Task to complete:
All of the lines below are to be transcribed faithfully, with pictures excluded from the copy.

Source data:
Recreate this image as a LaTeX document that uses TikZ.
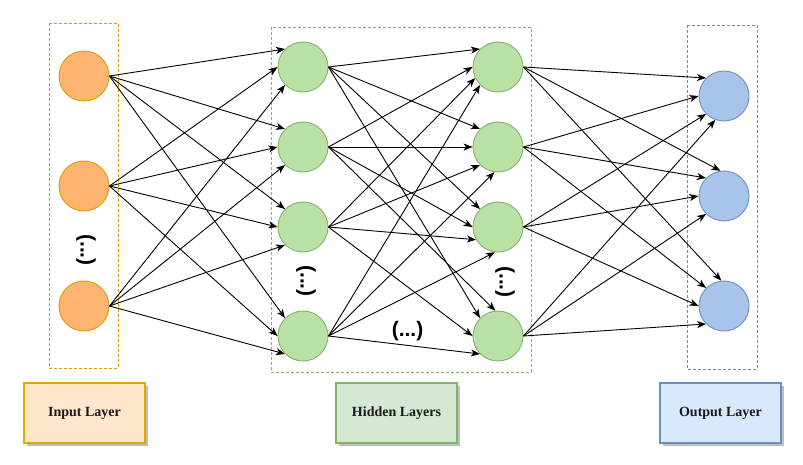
\documentclass[tikz,border=0pt]{standalone}
\usepackage{fontspec}
\setmainfont{Liberation Serif}
\newfontfamily\lblfont{Liberation Sans}
\usetikzlibrary{arrows.meta,shadows}
\definecolor{inF}{HTML}{FFB570}
\definecolor{inD}{HTML}{D79B00}
\definecolor{hidF}{HTML}{B9E0A5}
\definecolor{hidD}{HTML}{82B366}
\definecolor{outF}{HTML}{A9C4EB}
\definecolor{outD}{HTML}{6C8EBF}
\definecolor{inL}{HTML}{FFE6CC}
\definecolor{hidL}{HTML}{D5E8D4}
\definecolor{outL}{HTML}{DAE8FC}
\tikzset{
  neuron/.style={circle, minimum size=50pt, inner sep=0pt, line width=0.9pt},
  inn/.style={neuron, fill=inF, draw=inD},
  hid/.style={neuron, fill=hidF, draw=hidD},
  outn/.style={neuron, fill=outF, draw=outD},
  arr/.style={-{Stealth[length=9pt,width=7pt,inset=2.5pt]}, line width=0.9pt, black},
  grp/.style={dashed, dash pattern=on 3pt off 2pt, line width=0.8pt},
  legend/.style={rectangle, minimum width=121pt, minimum height=60pt, line width=2pt,
     font=\fontsize{14pt}{16pt}\selectfont\bfseries, text=black!90,
     drop shadow={shadow xshift=3pt, shadow yshift=-3pt, fill=black!25, opacity=1}},
  dots/.style={font=\lblfont\fontsize{21pt}{24pt}\selectfont\bfseries, inner sep=0pt}
}
\begin{document}
\begin{tikzpicture}[x=1pt,y=-1pt]
\useasboundingbox (0,0) rectangle (803,464);
% group boxes
\draw[grp, draw=inD] (49,23) rectangle (118,368);
\draw[grp, draw=hidD] (271,27) rectangle (531,372);
\draw[grp, draw=outD] (687,25) rectangle (757,369);
% nodes
\node[inn] (i1) at (84,76) {};
\node[inn] (i2) at (84,186) {};
\node[inn] (i3) at (84,306) {};
\node[hid] (h1) at (303,67) {};
\node[hid] (h2) at (303,147) {};
\node[hid] (h3) at (303,227) {};
\node[hid] (h4) at (303,336) {};
\node[hid] (t1) at (498,67) {};
\node[hid] (t2) at (498,147) {};
\node[hid] (t3) at (498,227) {};
\node[hid] (t4) at (498,336) {};
\node[outn] (o1) at (724,96) {};
\node[outn] (o2) at (724,196) {};
\node[outn] (o3) at (724,306) {};
% ellipsis labels
\node[dots, rotate=-90] (d1) at (86,250) {(...)};
\node[dots, rotate=-90] (d2) at (306,281) {(...)};
\node[dots, rotate=-90] (d3) at (505,282) {(...)};
\node[dots] (d4) at (407.5,331) {(...)};
% input -> hidden 1
\foreach \s/\a in {1/north west, 2/west, 3/south west}
  \foreach \t in {1,...,4}
    \draw[arr] (i\s.east) -- (h\t.\a);
% hidden 1 -> hidden 2
\foreach \s/\t/\a in {1/1/north west, 2/1/west, 3/1/206, 4/1/south west,
                      1/2/north west, 2/2/west, 3/2/south west, 4/2/262,
                      1/3/north west, 2/3/west, 3/3/210, 4/3/263,
                      1/4/north west, 2/4/96, 3/4/west, 4/4/south west}
  \draw[arr] (h\s.east) -- (t\t.\a);
% hidden 2 -> output
\foreach \s/\t/\a in {1/1/north west, 2/1/west, 3/1/south west, 4/1/250,
                      1/2/98, 2/2/north west, 3/2/west, 4/2/south west,
                      1/3/96, 2/3/north west, 3/3/west, 4/3/south west}
  \draw[arr] (t\s.east) -- (o\t.\a);
% legend
\node[legend, fill=inL, draw=inD!85!yellow] (l1) at (84.5,413) {Input Layer};
\node[legend, fill=hidL, draw=hidD] (l2) at (396.5,413) {Hidden Layers};
\node[legend, fill=outL, draw=outD] (l3) at (720.5,413) {Output Layer};
\end{tikzpicture}
\end{document}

Reply to the task:
Recreate this image as a LaTeX document that uses TikZ.
\documentclass[tikz,border=0pt]{standalone}
\usepackage{fontspec}
\setmainfont{Liberation Serif}
\newfontfamily\lblfont{Liberation Sans}
\usetikzlibrary{arrows.meta,shadows}
\definecolor{inF}{HTML}{FFB570}
\definecolor{inD}{HTML}{D79B00}
\definecolor{hidF}{HTML}{B9E0A5}
\definecolor{hidD}{HTML}{82B366}
\definecolor{outF}{HTML}{A9C4EB}
\definecolor{outD}{HTML}{6C8EBF}
\definecolor{inL}{HTML}{FFE6CC}
\definecolor{hidL}{HTML}{D5E8D4}
\definecolor{outL}{HTML}{DAE8FC}
\tikzset{
  neuron/.style={circle, minimum size=50pt, inner sep=0pt, line width=0.9pt},
  inn/.style={neuron, fill=inF, draw=inD},
  hid/.style={neuron, fill=hidF, draw=hidD},
  outn/.style={neuron, fill=outF, draw=outD},
  arr/.style={-{Stealth[length=9pt,width=7pt,inset=2.5pt]}, line width=0.9pt, black},
  grp/.style={dashed, dash pattern=on 3pt off 2pt, line width=0.8pt},
  legend/.style={rectangle, minimum width=121pt, minimum height=60pt, line width=2pt,
     font=\fontsize{14pt}{16pt}\selectfont\bfseries, text=black!90,
     drop shadow={shadow xshift=3pt, shadow yshift=-3pt, fill=black!25, opacity=1}},
  dots/.style={font=\lblfont\fontsize{21pt}{24pt}\selectfont\bfseries, inner sep=0pt}
}
\begin{document}
\begin{tikzpicture}[x=1pt,y=-1pt]
\useasboundingbox (0,0) rectangle (803,464);
% group boxes
\draw[grp, draw=inD] (49,23) rectangle (118,368);
\draw[grp, draw=hidD] (271,27) rectangle (531,372);
\draw[grp, draw=outD] (687,25) rectangle (757,369);
% nodes
\node[inn] (i1) at (84,76) {};
\node[inn] (i2) at (84,186) {};
\node[inn] (i3) at (84,306) {};
\node[hid] (h1) at (303,67) {};
\node[hid] (h2) at (303,147) {};
\node[hid] (h3) at (303,227) {};
\node[hid] (h4) at (303,336) {};
\node[hid] (t1) at (498,67) {};
\node[hid] (t2) at (498,147) {};
\node[hid] (t3) at (498,227) {};
\node[hid] (t4) at (498,336) {};
\node[outn] (o1) at (724,96) {};
\node[outn] (o2) at (724,196) {};
\node[outn] (o3) at (724,306) {};
% ellipsis labels
\node[dots, rotate=-90] (d1) at (86,250) {(...)};
\node[dots, rotate=-90] (d2) at (306,281) {(...)};
\node[dots, rotate=-90] (d3) at (505,282) {(...)};
\node[dots] (d4) at (407.5,331) {(...)};
% input -> hidden 1
\foreach \s/\a in {1/north west, 2/west, 3/south west}
  \foreach \t in {1,...,4}
    \draw[arr] (i\s.east) -- (h\t.\a);
% hidden 1 -> hidden 2
\foreach \s/\t/\a in {1/1/north west, 2/1/west, 3/1/206, 4/1/south west,
                      1/2/north west, 2/2/west, 3/2/south west, 4/2/262,
                      1/3/north west, 2/3/west, 3/3/210, 4/3/263,
                      1/4/north west, 2/4/96, 3/4/west, 4/4/south west}
  \draw[arr] (h\s.east) -- (t\t.\a);
% hidden 2 -> output
\foreach \s/\t/\a in {1/1/north west, 2/1/west, 3/1/south west, 4/1/250,
                      1/2/98, 2/2/north west, 3/2/west, 4/2/south west,
                      1/3/96, 2/3/north west, 3/3/west, 4/3/south west}
  \draw[arr] (t\s.east) -- (o\t.\a);
% legend
\node[legend, fill=inL, draw=inD!85!yellow] (l1) at (84.5,413) {Input Layer};
\node[legend, fill=hidL, draw=hidD] (l2) at (396.5,413) {Hidden Layers};
\node[legend, fill=outL, draw=outD] (l3) at (720.5,413) {Output Layer};
\end{tikzpicture}
\end{document}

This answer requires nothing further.